◆ PROBLEM DESCRIPTION: Write out each line of the listing as it stands, without the images.

┄┄┄┄┄┄

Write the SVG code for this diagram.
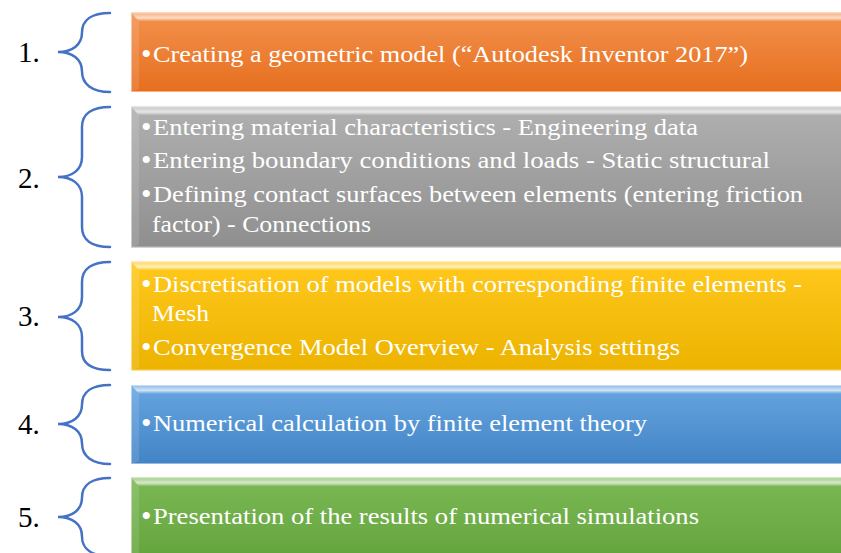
<svg xmlns="http://www.w3.org/2000/svg" width="841" height="553" viewBox="0 0 841 553">
<defs>
<linearGradient id="gOrange" x1="0" y1="0" x2="0" y2="1"><stop offset="0" stop-color="#F3914D"/><stop offset="1" stop-color="#E66F1E"/></linearGradient>
<linearGradient id="gGray" x1="0" y1="0" x2="0" y2="1"><stop offset="0" stop-color="#B0B0B0"/><stop offset="1" stop-color="#8F8F8F"/></linearGradient>
<linearGradient id="gYellow" x1="0" y1="0" x2="0" y2="1"><stop offset="0" stop-color="#FFC81C"/><stop offset="1" stop-color="#ECB300"/></linearGradient>
<linearGradient id="gBlue" x1="0" y1="0" x2="0" y2="1"><stop offset="0" stop-color="#66A5E0"/><stop offset="1" stop-color="#4384C6"/></linearGradient>
<linearGradient id="gGreen" x1="0" y1="0" x2="0" y2="1"><stop offset="0" stop-color="#7BB855"/><stop offset="1" stop-color="#62A23A"/></linearGradient>
<linearGradient id="topBev" x1="0" y1="0" x2="0" y2="1"><stop offset="0" stop-color="#fff" stop-opacity="0.25"/><stop offset="0.6" stop-color="#fff" stop-opacity="0.7"/><stop offset="1" stop-color="#fff" stop-opacity="0"/></linearGradient>
</defs>
<style>
.num{font-family:"Liberation Serif","Times New Roman",serif;font-size:29px;fill:#000}
.t{font-family:"Liberation Serif","Times New Roman",serif;font-size:24px;fill:#fff}
.b{font-family:"Liberation Serif","Times New Roman",serif;font-size:30px;fill:#fff}
.brace{fill:none;stroke:#4472C4;stroke-width:2.5;stroke-linecap:round}
.edge{fill:none;stroke:#fff;stroke-opacity:0.45;stroke-width:1}
.lbev{fill:#fff;fill-opacity:0.12}
.tbev{fill:url(#topBev)}
</style>

<g id="connectors">
<path class="brace" d="M110,13 C92,13 82,20 82,32.5 C82,45 72,52 58,52 C72,52 82,59 82,71.5 C82,84 92,92 110,92"/>
<path class="brace" d="M110,107 C92,107 82,114 82,127 L82,157 C82,170 72,177 58,177 C72,177 82,184 82,197 L82,227 C82,240 92,247 110,247"/>
<path class="brace" d="M110,262 C92,262 82,269 82,282 L82,297 C82,310 72,317 58,317 C72,317 82,324 82,337 L82,351 C82,364 92,370 110,370"/>
<path class="brace" d="M110,385 C92,385 82,392 82,404.5 C82,417 72,424 58,424 C72,424 82,431 82,443.5 C82,456 92,464 110,464"/>
<path class="brace" d="M110,478 C92,478 82,485 82,497.5 C82,510 72,517 58,517 C72,517 82,524 82,536.5 C82,549 92,556 110,556"/>
</g>

<g id="step1">
<text class="num" x="18" y="62">1.</text>
<rect x="131" y="12.5" width="720" height="79.5" fill="url(#gOrange)"/>
<polygon class="tbev" points="131,12.5 851,12.5 851,21.5 139,21.5"/>
<polygon class="lbev" points="131,12.5 139,21.5 139,89 131,92"/>
<rect class="edge" x="131.5" y="13" width="720" height="78.5"/>
<text class="b" x="141" y="64">•</text>
<text class="t" x="153" y="62" textLength="595" lengthAdjust="spacingAndGlyphs">Creating a geometric model (“Autodesk Inventor 2017”)</text>
</g>

<g id="step2">
<text class="num" x="18" y="188">2.</text>
<rect x="131" y="106.5" width="720" height="141" fill="url(#gGray)"/>
<polygon class="tbev" points="131,106.5 851,106.5 851,115.5 139,115.5"/>
<polygon class="lbev" points="131,106.5 139,115.5 139,244.5 131,247.5"/>
<rect class="edge" x="131.5" y="107" width="720" height="140"/>
<text class="b" x="141" y="137">•</text>
<text class="t" x="153" y="135" textLength="545" lengthAdjust="spacingAndGlyphs">Entering material characteristics - Engineering data</text>
<text class="b" x="141" y="170">•</text>
<text class="t" x="153" y="168" textLength="617" lengthAdjust="spacingAndGlyphs">Entering boundary conditions and loads - Static structural</text>
<text class="b" x="141" y="204">•</text>
<text class="t" x="153" y="202" textLength="650" lengthAdjust="spacingAndGlyphs">Defining contact surfaces between elements (entering friction</text>
<text class="t" x="152" y="232" textLength="219" lengthAdjust="spacingAndGlyphs">factor) - Connections</text>
</g>

<g id="step3">
<text class="num" x="18" y="326">3.</text>
<rect x="131" y="261.5" width="720" height="109" fill="url(#gYellow)"/>
<polygon class="tbev" points="131,261.5 851,261.5 851,270.5 139,270.5"/>
<polygon class="lbev" points="131,261.5 139,270.5 139,367.5 131,370.5"/>
<rect class="edge" x="131.5" y="262" width="720" height="108"/>
<text class="b" x="141" y="294">•</text>
<text class="t" x="153" y="292" textLength="649" lengthAdjust="spacingAndGlyphs">Discretisation of models with corresponding finite elements -</text>
<text class="t" x="152" y="321" textLength="57" lengthAdjust="spacingAndGlyphs">Mesh</text>
<text class="b" x="141" y="357">•</text>
<text class="t" x="153" y="355" textLength="527" lengthAdjust="spacingAndGlyphs">Convergence Model Overview - Analysis settings</text>
</g>

<g id="step4">
<text class="num" x="18" y="434">4.</text>
<rect x="131" y="385" width="720" height="79" fill="url(#gBlue)"/>
<polygon class="tbev" points="131,385 851,385 851,394 139,394"/>
<polygon class="lbev" points="131,385 139,394 139,461 131,464"/>
<rect class="edge" x="131.5" y="385.5" width="720" height="78"/>
<text class="b" x="141" y="433">•</text>
<text class="t" x="153" y="431" textLength="494" lengthAdjust="spacingAndGlyphs">Numerical calculation by finite element theory</text>
</g>

<g id="step5">
<text class="num" x="18" y="527">5.</text>
<rect x="131" y="477.5" width="720" height="90" fill="url(#gGreen)"/>
<polygon class="tbev" points="131,477.5 851,477.5 851,486.5 139,486.5"/>
<polygon class="lbev" points="131,477.5 139,486.5 139,560 131,560"/>
<rect class="edge" x="131.5" y="478" width="720" height="90"/>
<text class="b" x="141" y="526">•</text>
<text class="t" x="153" y="524" textLength="546" lengthAdjust="spacingAndGlyphs">Presentation of the results of numerical simulations</text>
</g>
</svg>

┄┄┄┄┄┄

◆ THE OUTPUT:
Write the SVG code for this diagram.
<svg xmlns="http://www.w3.org/2000/svg" width="841" height="553" viewBox="0 0 841 553">
<defs>
<linearGradient id="gOrange" x1="0" y1="0" x2="0" y2="1"><stop offset="0" stop-color="#F3914D"/><stop offset="1" stop-color="#E66F1E"/></linearGradient>
<linearGradient id="gGray" x1="0" y1="0" x2="0" y2="1"><stop offset="0" stop-color="#B0B0B0"/><stop offset="1" stop-color="#8F8F8F"/></linearGradient>
<linearGradient id="gYellow" x1="0" y1="0" x2="0" y2="1"><stop offset="0" stop-color="#FFC81C"/><stop offset="1" stop-color="#ECB300"/></linearGradient>
<linearGradient id="gBlue" x1="0" y1="0" x2="0" y2="1"><stop offset="0" stop-color="#66A5E0"/><stop offset="1" stop-color="#4384C6"/></linearGradient>
<linearGradient id="gGreen" x1="0" y1="0" x2="0" y2="1"><stop offset="0" stop-color="#7BB855"/><stop offset="1" stop-color="#62A23A"/></linearGradient>
<linearGradient id="topBev" x1="0" y1="0" x2="0" y2="1"><stop offset="0" stop-color="#fff" stop-opacity="0.25"/><stop offset="0.6" stop-color="#fff" stop-opacity="0.7"/><stop offset="1" stop-color="#fff" stop-opacity="0"/></linearGradient>
</defs>
<style>
.num{font-family:"Liberation Serif","Times New Roman",serif;font-size:29px;fill:#000}
.t{font-family:"Liberation Serif","Times New Roman",serif;font-size:24px;fill:#fff}
.b{font-family:"Liberation Serif","Times New Roman",serif;font-size:30px;fill:#fff}
.brace{fill:none;stroke:#4472C4;stroke-width:2.5;stroke-linecap:round}
.edge{fill:none;stroke:#fff;stroke-opacity:0.45;stroke-width:1}
.lbev{fill:#fff;fill-opacity:0.12}
.tbev{fill:url(#topBev)}
</style>

<g id="connectors">
<path class="brace" d="M110,13 C92,13 82,20 82,32.5 C82,45 72,52 58,52 C72,52 82,59 82,71.5 C82,84 92,92 110,92"/>
<path class="brace" d="M110,107 C92,107 82,114 82,127 L82,157 C82,170 72,177 58,177 C72,177 82,184 82,197 L82,227 C82,240 92,247 110,247"/>
<path class="brace" d="M110,262 C92,262 82,269 82,282 L82,297 C82,310 72,317 58,317 C72,317 82,324 82,337 L82,351 C82,364 92,370 110,370"/>
<path class="brace" d="M110,385 C92,385 82,392 82,404.5 C82,417 72,424 58,424 C72,424 82,431 82,443.5 C82,456 92,464 110,464"/>
<path class="brace" d="M110,478 C92,478 82,485 82,497.5 C82,510 72,517 58,517 C72,517 82,524 82,536.5 C82,549 92,556 110,556"/>
</g>

<g id="step1">
<text class="num" x="18" y="62">1.</text>
<rect x="131" y="12.5" width="720" height="79.5" fill="url(#gOrange)"/>
<polygon class="tbev" points="131,12.5 851,12.5 851,21.5 139,21.5"/>
<polygon class="lbev" points="131,12.5 139,21.5 139,89 131,92"/>
<rect class="edge" x="131.5" y="13" width="720" height="78.5"/>
<text class="b" x="141" y="64">•</text>
<text class="t" x="153" y="62" textLength="595" lengthAdjust="spacingAndGlyphs">Creating a geometric model (“Autodesk Inventor 2017”)</text>
</g>

<g id="step2">
<text class="num" x="18" y="188">2.</text>
<rect x="131" y="106.5" width="720" height="141" fill="url(#gGray)"/>
<polygon class="tbev" points="131,106.5 851,106.5 851,115.5 139,115.5"/>
<polygon class="lbev" points="131,106.5 139,115.5 139,244.5 131,247.5"/>
<rect class="edge" x="131.5" y="107" width="720" height="140"/>
<text class="b" x="141" y="137">•</text>
<text class="t" x="153" y="135" textLength="545" lengthAdjust="spacingAndGlyphs">Entering material characteristics - Engineering data</text>
<text class="b" x="141" y="170">•</text>
<text class="t" x="153" y="168" textLength="617" lengthAdjust="spacingAndGlyphs">Entering boundary conditions and loads - Static structural</text>
<text class="b" x="141" y="204">•</text>
<text class="t" x="153" y="202" textLength="650" lengthAdjust="spacingAndGlyphs">Defining contact surfaces between elements (entering friction</text>
<text class="t" x="152" y="232" textLength="219" lengthAdjust="spacingAndGlyphs">factor) - Connections</text>
</g>

<g id="step3">
<text class="num" x="18" y="326">3.</text>
<rect x="131" y="261.5" width="720" height="109" fill="url(#gYellow)"/>
<polygon class="tbev" points="131,261.5 851,261.5 851,270.5 139,270.5"/>
<polygon class="lbev" points="131,261.5 139,270.5 139,367.5 131,370.5"/>
<rect class="edge" x="131.5" y="262" width="720" height="108"/>
<text class="b" x="141" y="294">•</text>
<text class="t" x="153" y="292" textLength="649" lengthAdjust="spacingAndGlyphs">Discretisation of models with corresponding finite elements -</text>
<text class="t" x="152" y="321" textLength="57" lengthAdjust="spacingAndGlyphs">Mesh</text>
<text class="b" x="141" y="357">•</text>
<text class="t" x="153" y="355" textLength="527" lengthAdjust="spacingAndGlyphs">Convergence Model Overview - Analysis settings</text>
</g>

<g id="step4">
<text class="num" x="18" y="434">4.</text>
<rect x="131" y="385" width="720" height="79" fill="url(#gBlue)"/>
<polygon class="tbev" points="131,385 851,385 851,394 139,394"/>
<polygon class="lbev" points="131,385 139,394 139,461 131,464"/>
<rect class="edge" x="131.5" y="385.5" width="720" height="78"/>
<text class="b" x="141" y="433">•</text>
<text class="t" x="153" y="431" textLength="494" lengthAdjust="spacingAndGlyphs">Numerical calculation by finite element theory</text>
</g>

<g id="step5">
<text class="num" x="18" y="527">5.</text>
<rect x="131" y="477.5" width="720" height="90" fill="url(#gGreen)"/>
<polygon class="tbev" points="131,477.5 851,477.5 851,486.5 139,486.5"/>
<polygon class="lbev" points="131,477.5 139,486.5 139,560 131,560"/>
<rect class="edge" x="131.5" y="478" width="720" height="90"/>
<text class="b" x="141" y="526">•</text>
<text class="t" x="153" y="524" textLength="546" lengthAdjust="spacingAndGlyphs">Presentation of the results of numerical simulations</text>
</g>
</svg>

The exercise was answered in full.